Bewährungsstrafen für öffentliches Verbrennen des Tagebuchs der Anne Frank. Angeklagte: Wollten uns innerlich reinigen. In der Region sinkt Hemmschwelle bei Verwendung von Nazisymbolen: 12-Jährige begrüßen sich in Schule mit „Heil Hitler“

AUS MAGDEBURG UND BERLIN TIEMO RINK
UND DANIEL SCHULZ

Zum ersten Mal gefriert das Grinsen von Thomas Jauch.

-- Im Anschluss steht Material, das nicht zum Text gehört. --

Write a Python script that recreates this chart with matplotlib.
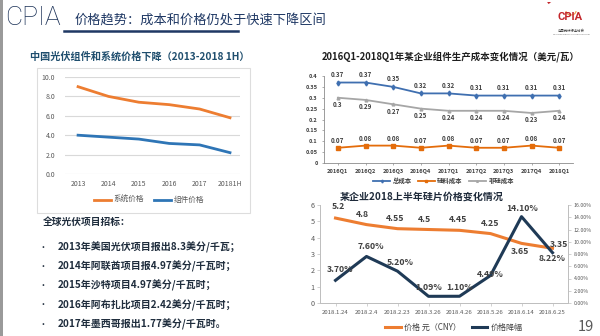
import matplotlib
matplotlib.use("Agg")
import matplotlib.pyplot as plt
import numpy as np
from matplotlib.patches import Rectangle, Arc

plt.rcParams["font.family"] = ["Noto Sans CJK SC", "DejaVu Sans"]

W, H = 600, 336

# China PV system / module price (yuan per watt)
years = ["2013", "2014", "2015", "2016", "2017", "20181H"]
system_price = [9.0, 8.0, 7.4, 7.15, 6.7, 5.8]
module_price = [4.0, 3.8, 3.6, 3.15, 3.0, 2.2]

# Quarterly module production cost (USD per watt)
quarters = ["2016Q1", "2016Q2", "2016Q3", "2016Q4", "2017Q1",
            "2017Q2", "2017Q3", "2017Q4", "2018Q1"]
total_cost = [0.37, 0.37, 0.35, 0.32, 0.32, 0.31, 0.31, 0.31, 0.31]
silicon_cost = [0.07, 0.08, 0.08, 0.07, 0.08, 0.07, 0.07, 0.08, 0.07]
non_silicon_cost = [0.30, 0.29, 0.27, 0.25, 0.24, 0.24, 0.24, 0.23, 0.24]

# Wafer price, first half of 2018
dates = ["2018.1.24", "2018.2.4", "2018.2.23", "2018.3.26",
         "2018.4.26", "2018.5.26", "2018.6.14", "2018.6.25"]
wafer_price = [5.2, 4.8, 4.55, 4.5, 4.45, 4.25, 3.65, 3.35]
price_drop = [3.70, 7.60, 5.20, 1.09, 1.10, 4.49, 14.10, 8.22]

tenders = [
    "2013年美国光伏项目报出8.3美分/千瓦；",
    "2014年阿联酋项目报4.97美分/千瓦时；",
    "2015年沙特项目4.97美分/千瓦时；",
    "2016年阿布扎比项目2.42美分/千瓦时；",
    "2017年墨西哥报出1.77美分/千瓦时。",
]

ORANGE = "#ED7D31"
NAVY = "#1F3A56"
TICK = "#595959"


def px_axes(fig, left, top, right, bottom):
    return fig.add_axes([left / W, 1 - bottom / H, (right - left) / W, (bottom - top) / H])


def fx(x):
    return x / W


def fy(y):
    return 1 - y / H


fig = plt.figure(figsize=(6, 3.36), dpi=100)
fig.patch.set_facecolor("white")

# slide frame and header
fig.add_artist(Rectangle((0, 0), fx(3), 1, transform=fig.transFigure,
                         facecolor="#9a9a9a", edgecolor="none"))
fig.text(fx(5), fy(18), "CPIA", fontsize=19, color="#1B3157", weight="light",
         family=["Roboto", "DejaVu Sans"], va="center", ha="left")
fig.text(fx(75), fy(20), "价格趋势：成本和价格仍处于快速下降区间", fontsize=9.5,
         color="#1F3864", va="center", ha="left")
fig.add_artist(plt.Line2D([fx(64), fx(238)], [fy(31), fy(31)], transform=fig.transFigure,
                          color="#1F3864", lw=1.8))

# association logo
logo = px_axes(fig, 540, 2, 600, 40)
logo.set_xlim(0, 60)
logo.set_ylim(38, 0)
logo.axis("off")
logo.text(30, 15, "CPIA", fontsize=8, color="#C3262B", weight="bold",
          ha="center", va="center", family=["Roboto", "DejaVu Sans"])
logo.add_patch(Arc((31, 9), 10, 8, theta1=0, theta2=180, color="#F0A050", lw=0.8))
logo.add_patch(Arc((32, 10), 56, 34, theta1=200, theta2=330, color="#C3262B", lw=1.6))
logo.text(31, 29, "中国光伏行业协会", fontsize=2.4, color="#333333", ha="center", va="center")
logo.text(31, 32.5, "CHINA PHOTOVOLTAIC INDUSTRY ASSOCIATION", fontsize=1.2,
          color="#666666", ha="center", va="center")

# ---- left chart: system and module price
fig.text(fx(30), fy(57), "中国光伏组件和系统价格下降（2013-2018 1H）", fontsize=7.3,
         weight="bold", color="#1F4E6E", va="center", ha="left")
fig.add_artist(Rectangle((fx(37), fy(213)), fx(213), (213 - 68) / H, transform=fig.transFigure,
                         facecolor="none", edgecolor="#DDDDDD", lw=0.8))
ax1 = px_axes(fig, 65, 77, 240, 174)
x1 = np.arange(len(years))
ax1.plot(x1, system_price, color=ORANGE, lw=2, label="系统价格")
ax1.plot(x1, module_price, color="#2E75B6", lw=2, label="组件价格")
ax1.set_xlim(-0.43, 5.33)
ax1.set_ylim(0, 10)
ax1.set_yticks(range(0, 11, 2))
ax1.set_yticklabels([f"{v:.1f}" for v in range(0, 11, 2)])
ax1.set_xticks(x1)
ax1.set_xticklabels(years)
ax1.grid(axis="y", color="#D9D9D9", lw=0.8)
ax1.set_axisbelow(True)
for s in ax1.spines.values():
    s.set_visible(False)
ax1.tick_params(length=0, labelsize=5, labelcolor=TICK)
ax1.tick_params(axis="y", pad=7)
ax1.tick_params(axis="x", pad=4)
ax1.legend(loc="center", bbox_to_anchor=(0.48, -0.27), ncol=2, frameon=False,
           fontsize=5.5, handlelength=2.2, handletextpad=0.3, columnspacing=1.4,
           labelcolor=TICK)

# ---- top-right chart: module cost
fig.text(fx(322), fy(57), "2016Q1-2018Q1年某企业组件生产成本变化情况（美元/瓦）",
         fontsize=6.8, weight="bold", color="#1E1E1E", va="center", ha="left")
ax2 = px_axes(fig, 324, 76, 573, 163)
x2 = np.arange(len(quarters))
ax2.plot(x2, total_cost, color="#3F6FB0", lw=1.3, marker="d", ms=2.5, label="总成本")
ax2.plot(x2, silicon_cost, color="#E46C0A", lw=1.3, marker="s", ms=3, label="硅料成本")
ax2.plot(x2, non_silicon_cost, color="#A6A6A6", lw=1.3, marker="^", ms=2, label="非硅成本")
ax2.set_xlim(-0.5, 8.5)
ax2.set_ylim(0, 0.4)
yt = np.arange(0, 0.41, 0.05)
ax2.set_yticks(yt)
ax2.set_yticklabels([f"{v:g}" for v in np.round(yt, 2)])
ax2.set_xticks(x2)
ax2.set_xticklabels(quarters)
for s in ["top", "right"]:
    ax2.spines[s].set_visible(False)
for s in ["left", "bottom"]:
    ax2.spines[s].set_color("#8C8C8C")
    ax2.spines[s].set_linewidth(0.6)
ax2.tick_params(length=1.5, width=0.5, color="#8C8C8C", labelsize=4.1, labelcolor="#404040", pad=3)
for lab in ax2.get_xticklabels() + ax2.get_yticklabels():
    lab.set_fontweight("bold")
lbl = dict(fontsize=4.5, weight="bold", color="#404040", ha="center", va="center",
           textcoords="offset points")
for i in x2:
    ax2.annotate(f"{total_cost[i]:g}", (i, total_cost[i]), xytext=(0, 6), **lbl)
    ax2.annotate(f"{non_silicon_cost[i]:g}", (i, non_silicon_cost[i]), xytext=(0, -5), **lbl)
    ax2.annotate(f"{silicon_cost[i]:g}", (i, silicon_cost[i]), xytext=(0, 5), **lbl)
leg2 = ax2.legend(loc="center", bbox_to_anchor=(0.48, -0.205), ncol=3, frameon=False,
                  fontsize=4.6, handlelength=2.6, handletextpad=0.4, columnspacing=1.0,
                  markerscale=0.6)
for t in leg2.get_texts():
    t.set_fontweight("bold")
    t.set_color("#404040")

# ---- bottom-right chart: wafer price and drop
fig.text(fx(340), fy(197), "某企业2018上半年硅片价格变化情况", fontsize=7.2,
         weight="bold", color="#1E2A3A", va="center", ha="left")
ax3 = px_axes(fig, 320, 205, 568, 303)
ax3r = ax3.twinx()
x3 = np.arange(len(dates))
ln1 = ax3.plot(x3, wafer_price, color=ORANGE, lw=2.2, label="价格 元（CNY）")
ln2 = ax3r.plot(x3, price_drop, color=NAVY, lw=2.2, label="价格降幅")
ax3.set_xlim(-0.5, 7.5)
ax3.set_ylim(0, 6)
ax3r.set_ylim(0, 16)
ax3.set_yticks(range(0, 7))
ax3r.set_yticks(range(0, 17, 2))
ax3r.set_yticklabels([f"{v:.2f}%" for v in range(0, 17, 2)])
ax3.set_xticks(x3)
ax3.set_xticklabels(dates)
for a in (ax3, ax3r):
    a.spines["top"].set_visible(False)
    for s in ["left", "right", "bottom"]:
        a.spines[s].set_color("#BFBFBF")
        a.spines[s].set_linewidth(0.7)
ax3.tick_params(length=2, width=0.5, color="#BFBFBF", labelcolor=TICK, pad=2)
ax3.tick_params(axis="y", labelsize=5.2)
ax3.tick_params(axis="x", labelsize=4.3, pad=3)
ax3r.tick_params(length=2, width=0.5, color="#BFBFBF", labelcolor=TICK, labelsize=3.8, pad=2)

lbl3 = dict(fontsize=6.3, weight="bold", color="#404040", ha="center", va="center",
            textcoords="offset points")
price_offsets = [(2, 8), (-3, 7.5), (-2, 7.5), (-3, 7.5), (-1, 7.5), (0, 7.5), (-1, -6), (5, 2.5)]
drop_offsets = [(3.5, 8), (3, 7), (2, 6.5), (0, 6.5), (0, 6.5), (0, 1), (0.5, 6), (0, -4)]
for i in x3:
    ax3.annotate(f"{wafer_price[i]:g}", (i, wafer_price[i]), xytext=price_offsets[i], **lbl3)
    ax3r.annotate(f"{price_drop[i]:.2f}%", (i, price_drop[i]), xytext=drop_offsets[i], **lbl3)
ax3.legend(ln1 + ln2, [l.get_label() for l in ln1 + ln2], loc="center",
           bbox_to_anchor=(0.54, -0.245), ncol=2, frameon=False, fontsize=5.8,
           handlelength=1.9, handletextpad=0.4, columnspacing=1.4, labelcolor="#404040")

# ---- tender list
fig.text(fx(43), fy(222), "全球光伏项目招标：", fontsize=7, weight="bold",
         color="#1F2D3D", va="center", ha="left")
for i, line in enumerate(tenders):
    y = 247 + i * 19.3
    fig.text(fx(39), fy(y), "•", fontsize=6.5, color="#1F2D3D", va="center", ha="left")
    fig.text(fx(58), fy(y), line, fontsize=7.2, weight="bold", color="#1F2D3D",
             va="center", ha="left")

fig.text(fx(578), fy(327), "19", fontsize=10.5, color="#595959", va="center", ha="left")

fig.savefig("out.png", dpi=100)
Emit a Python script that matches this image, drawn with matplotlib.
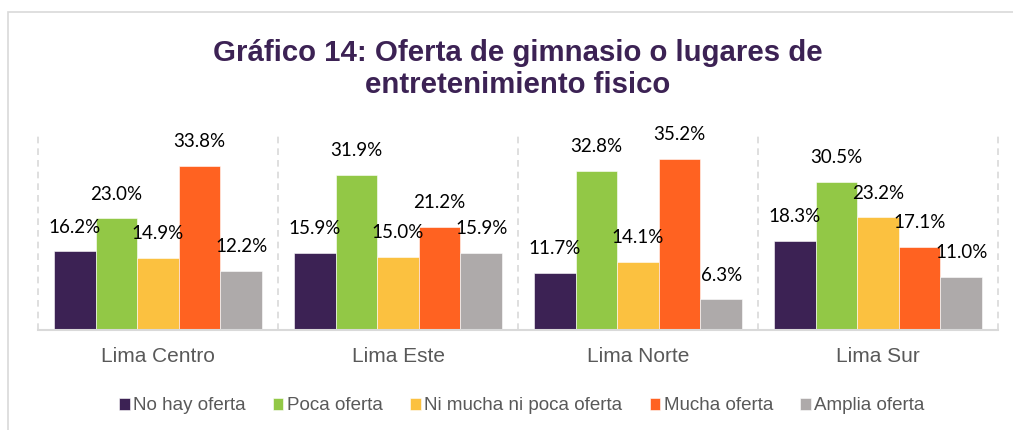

Selbstsicher und jovial hat der Rechtsanwalt zuvor erzählt, die Verbrennung des Tagebuchs der Anne Frank habe der innerlichen Selbstreinigung seines Mandanten gedient. „Quatsch“, sagt der Vorsitzende Richter Eicke Bruns. „Unverhohlenen Rassismus“ habe der Angeklagte Lars K. gezeigt und mit der Vernichtung des Buches einen „unglaublichen Akt kultureller Barbarei begangen“. Bruns verurteilt gestern Lars K. und vier Mitangeklagte zu jeweils neun Monaten Haft auf Bewährung wegen gemeinschaftlicher Volksverhetzung und der Verunglimpfung des Andenkens Verstorbener.

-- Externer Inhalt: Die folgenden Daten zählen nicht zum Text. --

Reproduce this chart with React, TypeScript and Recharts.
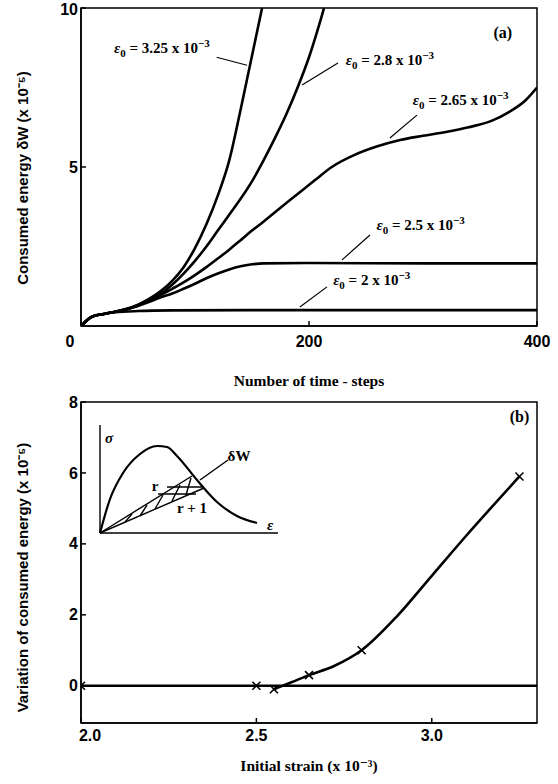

Sachsen-Anhalts Innenminister Holger Hövelmann (SPD) begrüßt die Urteile gegen die Täter: „Sie sind für diese Schandtat zur Verantwortung gezogen worden, auch wenn ich mir ein höheres Strafmaß gewünscht hätte.“

Zwei weitere Angeklagte wurden freigesprochen. Ihnen war nicht nachzuweisen, dass sie an der Verbrennung beteiligt waren. Kaum ein Geräusch ist nach der Urteilsverkündung im Saal des Amtsgerichts zu hören. Der Richter hat Störern zuvor eine Woche Haft angedroht. Aber die Erleichterung zeichnet sich deutlich auf dem Gesicht von Thomas Heppener ab. Der Direktor des Anne Frank Zentrums in Berlin sagt: „Mir fällt ein Stein vom Herzen.“ Schließlich habe es eine Zeitlang so ausgesehen, als würden alle Angeklagten aus Mangel an Beweisen freigesprochen.

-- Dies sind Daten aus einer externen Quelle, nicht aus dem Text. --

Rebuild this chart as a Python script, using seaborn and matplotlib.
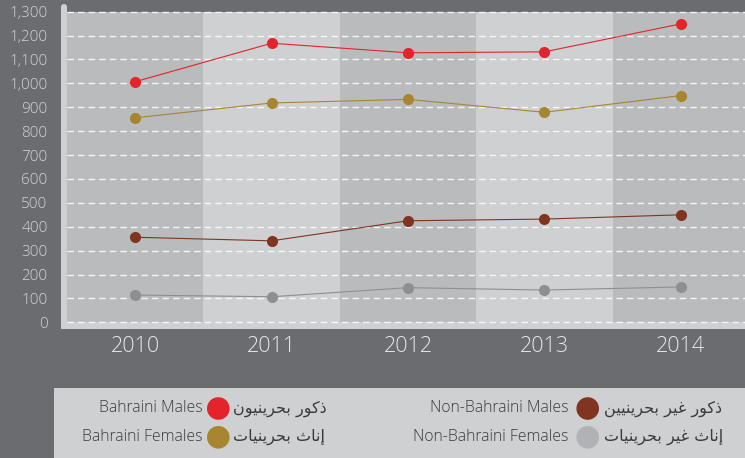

Auch Staatsanwalt Arnold Murra freut sich, obwohl er eigentlich zwölf Monate Haft gefordert hatte. Heppener ist erleichtert, dass die „perfide Strategie der Verteidigung nicht aufgegangen“ ist. Die hatte sich darauf berufen, dass die Angeklagten missverstanden worden seien. Die Männer hätten sich nach heidnischer Sitte durch das Verbrennen von seelischem Ballast befreien wollen: der deutschen Vergangenheit. Symbol dafür sei das Tagebuch gewesen.

Bei einer gemeinsam geplanten Sonnenwendzeremonie im sachsen-anhaltischen Dorf Pretzien Ende Juni 2006 warfen Lars K. und seine Freunde eine US-Flagge und das „Tagebuch der Anne Frank“ ins Feuer. Das gaben die Angeklagten Marc P. und Lars K. im Prozess auch zu, sie bestritten aber ein rechtsextremes Motiv und die gemeinsame Vorbereitung der Buchverbrennung. Die anderen fünf Angeklagten verweigerten bis zuletzt jegliche Aussage. Weil sich im Dorf kaum Zeugen fanden, die zum Tathergang etwas sagen wollten, gestaltete sich die Beweisaufnahme sehr schwierig.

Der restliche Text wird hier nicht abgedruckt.